Sydney criminologist and lawyer, Tony Nikolic has established a ‘Covidmedical network’ to address legal issues arising from the lack of information concerning risks arising from the new vaccines. Nikolic wrote to the NSW Health Minister explaining the duty of care of the government to inform citizens of this, especially health workers. He questions the mandatory nature of the vaccines.[xiii] Notre Dame Law Professor Augusto Zimmerman stated that ‘no Australian government, either federal or state, or those acting on its behalf, is constitutionally authorised to force any individual to take medicament against his or her own will, or force them or their children to be, among other things, compulsorily vaccinated.’[xiv] German trial lawyer, Dr Reiner Fuellmich, co-founder of the Berlin Corona Committee, pointed out that the scientific understanding of PCR testing had changed: ‘The PCR does not test for LIVE VIRUS, only fragments, and those fragments could be from previous influenza infections. Each cycle for the PCR amplifies the production of those fragments, and the results should never exceed 24 cycles … it must be assumed that any test above 24 cycles has a 96% probability of false results.’[xv] How will our understanding of other ‘facts’, or indeed of this era, change with time?

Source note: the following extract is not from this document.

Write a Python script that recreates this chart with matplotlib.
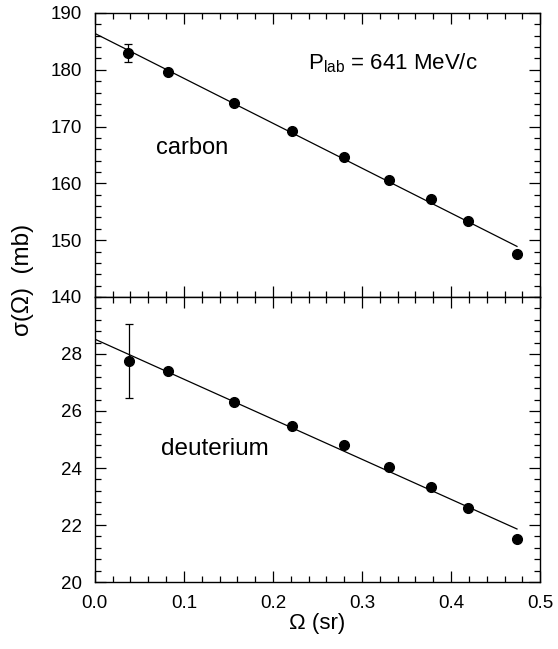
import numpy as np
import matplotlib.pyplot as plt
from matplotlib.ticker import MultipleLocator

plt.rcParams['font.family'] = ['Liberation Sans', 'DejaVu Sans']
plt.rcParams['mathtext.fontset'] = 'custom'
plt.rcParams['mathtext.rm'] = 'Liberation Sans'

# solid angle bins (sr)
omega_c = [0.037, 0.082, 0.156, 0.221, 0.280, 0.330, 0.378, 0.419, 0.474]
sigma_c = [183.0, 179.6, 174.1, 169.2, 164.6, 160.6, 157.2, 153.4, 147.6]
err_c = [1.6, 0, 0, 0, 0, 0, 0, 0, 0]

omega_d = [0.038, 0.082, 0.156, 0.221, 0.280, 0.330, 0.378, 0.419, 0.474]
sigma_d = [27.75, 27.40, 26.31, 25.49, 24.81, 24.02, 23.33, 22.61, 21.51]
err_d = [1.3, 0, 0, 0, 0, 0, 0, 0, 0]

# linear fits: intercept, slope
fit_c = (186.4, -79.1)
fit_d = (28.52, -14.05)
fit_range = (0.0, 0.474)

fig = plt.figure(figsize=(5.58, 6.49), dpi=100)
ax1 = fig.add_axes([0.170, 0.5424, 0.798, 0.4376])
ax2 = fig.add_axes([0.170, 0.1032, 0.798, 0.4392], sharex=ax1)


def draw(ax, om, sig, err, fit):
    xx = np.linspace(fit_range[0], fit_range[1], 2)
    ax.plot(xx, fit[0] + fit[1] * xx, color='black', lw=0.9)
    ax.errorbar(om, sig, yerr=err, fmt='o', color='black', ms=7,
                elinewidth=0.9, capsize=3, capthick=0.9)
    ax.tick_params(which='both', direction='in', top=True, right=True,
                   labelsize=13.5, width=0.9)
    ax.tick_params(which='major', length=8)
    ax.tick_params(which='minor', length=4)
    ax.tick_params(axis='y', pad=9)
    for s in ax.spines.values():
        s.set_linewidth(1.0)


draw(ax1, omega_c, sigma_c, err_c, fit_c)
draw(ax2, omega_d, sigma_d, err_d, fit_d)

ax1.set_xlim(0, 0.5)
ax1.set_ylim(140, 190)
ax1.yaxis.set_major_locator(MultipleLocator(10))
ax1.yaxis.set_minor_locator(MultipleLocator(2))
ax1.xaxis.set_major_locator(MultipleLocator(0.1))
ax1.xaxis.set_minor_locator(MultipleLocator(0.02))
ax1.tick_params(labelbottom=False)

ax2.set_ylim(20, 30)
ax2.set_yticks([20, 22, 24, 26, 28])
ax2.yaxis.set_minor_locator(MultipleLocator(0.4))
ax2.set_xticks([0.0, 0.1, 0.2, 0.3, 0.4, 0.5])
ax2.set_xticklabels(['0.0', '0.1', '0.2', '0.3', '0.4', '0.5'])
ax2.tick_params(axis='x', pad=9)

ax1.text(0.109, 166.2, 'carbon', fontsize=17, ha='center', va='center')
ax2.text(0.135, 24.66, 'deuterium', fontsize=17.5, ha='center', va='center')
ax1.text(0.239, 181.2, r'P$_{\mathrm{lab}}$ = 641 MeV/c', fontsize=16,
         ha='left', va='center')

ax2.set_xlabel('Ω (sr)', fontsize=16, labelpad=1)
fig.text(0.042, 0.569, 'σ(Ω)  (mb)', rotation=90, fontsize=17.5,
         ha='center', va='center')

fig.savefig('out.png', dpi=100)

Meantime the 2020 global Great Barrington Declaration was established with representatives from medical research and legal fields saying:
As infectious disease epidemiologists and public health scientists we have grave concerns about the damaging physical and mental health impacts of the prevailing COVID-19 policies … Current lockdown policies are producing devastating effects on short and long-term public health.[xvi]
Several alliances are challenging what was considered the ‘best medical knowledge’ with ongoing results of new research. For example a Polish initiative was established in 2021 called Ordo Medicus, a ‘grassroots social initiative of doctors and scientists of various fields for the promotion of health.’[xvii] This may in time alter previous assumptions which people accepted in good faith. At the very least, there is a need for greater informed consent, and Australian Dr Deirdre Little, with colleagues, is publishing on this very subject in Law and Medicine.
Despite the threats that those unable or unwilling to take the vaccination would be excluded from society, Archbishop Fisher has been insistent that churches will be open to both vaccinated and unvaccinated people as the church has never discriminated against any group of people. (Catholic Weekly, Sept 19, 2021). Now it seems that there will be a loosening of the restrictions through some states. Is some of the research questioning the dominant narrative on Covid-19 altering the ‘best medical advice’? Whatever is happening in the new ‘normal’, perhaps we need to remember that while many fear the Delta virus, we always have with us the Alpha and the Omega, HE, who holds us close, mitigates our fears, and is a lamp for our path, and with us every moment of our days.